Exercise objective: Output an exact reproduction of the data.

• • • •

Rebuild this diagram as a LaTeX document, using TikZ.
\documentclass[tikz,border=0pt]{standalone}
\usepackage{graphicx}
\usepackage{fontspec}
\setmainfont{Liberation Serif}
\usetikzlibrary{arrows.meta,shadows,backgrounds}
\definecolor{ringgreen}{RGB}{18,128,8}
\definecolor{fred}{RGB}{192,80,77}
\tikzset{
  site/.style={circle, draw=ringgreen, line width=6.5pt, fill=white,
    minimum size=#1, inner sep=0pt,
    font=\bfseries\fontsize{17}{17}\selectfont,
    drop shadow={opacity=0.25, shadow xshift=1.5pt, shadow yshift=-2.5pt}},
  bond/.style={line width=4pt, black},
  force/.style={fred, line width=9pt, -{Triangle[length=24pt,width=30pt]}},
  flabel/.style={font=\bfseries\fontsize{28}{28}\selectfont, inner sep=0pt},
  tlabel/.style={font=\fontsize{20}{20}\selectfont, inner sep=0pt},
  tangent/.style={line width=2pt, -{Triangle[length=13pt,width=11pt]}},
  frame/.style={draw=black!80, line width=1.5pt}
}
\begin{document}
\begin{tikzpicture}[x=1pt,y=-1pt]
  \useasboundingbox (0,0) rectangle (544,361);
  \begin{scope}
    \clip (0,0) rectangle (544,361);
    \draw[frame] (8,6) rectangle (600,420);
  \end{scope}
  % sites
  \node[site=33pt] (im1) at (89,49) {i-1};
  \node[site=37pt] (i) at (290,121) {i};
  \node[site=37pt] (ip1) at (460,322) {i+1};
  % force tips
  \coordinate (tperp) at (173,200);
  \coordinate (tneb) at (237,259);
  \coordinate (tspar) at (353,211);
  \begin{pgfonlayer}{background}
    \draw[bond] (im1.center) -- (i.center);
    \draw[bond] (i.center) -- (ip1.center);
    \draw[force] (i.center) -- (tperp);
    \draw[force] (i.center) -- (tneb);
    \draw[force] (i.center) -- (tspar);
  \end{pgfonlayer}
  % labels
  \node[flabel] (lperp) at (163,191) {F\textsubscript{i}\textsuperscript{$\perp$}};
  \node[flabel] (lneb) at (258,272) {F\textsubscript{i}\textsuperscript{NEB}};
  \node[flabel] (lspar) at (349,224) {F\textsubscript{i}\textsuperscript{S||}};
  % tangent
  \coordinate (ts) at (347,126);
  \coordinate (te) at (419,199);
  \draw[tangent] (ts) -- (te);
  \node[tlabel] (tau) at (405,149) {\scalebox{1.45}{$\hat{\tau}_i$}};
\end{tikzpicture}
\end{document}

• • • •

Answer to the problem:
Rebuild this diagram as a LaTeX document, using TikZ.
\documentclass[tikz,border=0pt]{standalone}
\usepackage{graphicx}
\usepackage{fontspec}
\setmainfont{Liberation Serif}
\usetikzlibrary{arrows.meta,shadows,backgrounds}
\definecolor{ringgreen}{RGB}{18,128,8}
\definecolor{fred}{RGB}{192,80,77}
\tikzset{
  site/.style={circle, draw=ringgreen, line width=6.5pt, fill=white,
    minimum size=#1, inner sep=0pt,
    font=\bfseries\fontsize{17}{17}\selectfont,
    drop shadow={opacity=0.25, shadow xshift=1.5pt, shadow yshift=-2.5pt}},
  bond/.style={line width=4pt, black},
  force/.style={fred, line width=9pt, -{Triangle[length=24pt,width=30pt]}},
  flabel/.style={font=\bfseries\fontsize{28}{28}\selectfont, inner sep=0pt},
  tlabel/.style={font=\fontsize{20}{20}\selectfont, inner sep=0pt},
  tangent/.style={line width=2pt, -{Triangle[length=13pt,width=11pt]}},
  frame/.style={draw=black!80, line width=1.5pt}
}
\begin{document}
\begin{tikzpicture}[x=1pt,y=-1pt]
  \useasboundingbox (0,0) rectangle (544,361);
  \begin{scope}
    \clip (0,0) rectangle (544,361);
    \draw[frame] (8,6) rectangle (600,420);
  \end{scope}
  % sites
  \node[site=33pt] (im1) at (89,49) {i-1};
  \node[site=37pt] (i) at (290,121) {i};
  \node[site=37pt] (ip1) at (460,322) {i+1};
  % force tips
  \coordinate (tperp) at (173,200);
  \coordinate (tneb) at (237,259);
  \coordinate (tspar) at (353,211);
  \begin{pgfonlayer}{background}
    \draw[bond] (im1.center) -- (i.center);
    \draw[bond] (i.center) -- (ip1.center);
    \draw[force] (i.center) -- (tperp);
    \draw[force] (i.center) -- (tneb);
    \draw[force] (i.center) -- (tspar);
  \end{pgfonlayer}
  % labels
  \node[flabel] (lperp) at (163,191) {F\textsubscript{i}\textsuperscript{$\perp$}};
  \node[flabel] (lneb) at (258,272) {F\textsubscript{i}\textsuperscript{NEB}};
  \node[flabel] (lspar) at (349,224) {F\textsubscript{i}\textsuperscript{S||}};
  % tangent
  \coordinate (ts) at (347,126);
  \coordinate (te) at (419,199);
  \draw[tangent] (ts) -- (te);
  \node[tlabel] (tau) at (405,149) {\scalebox{1.45}{$\hat{\tau}_i$}};
\end{tikzpicture}
\end{document}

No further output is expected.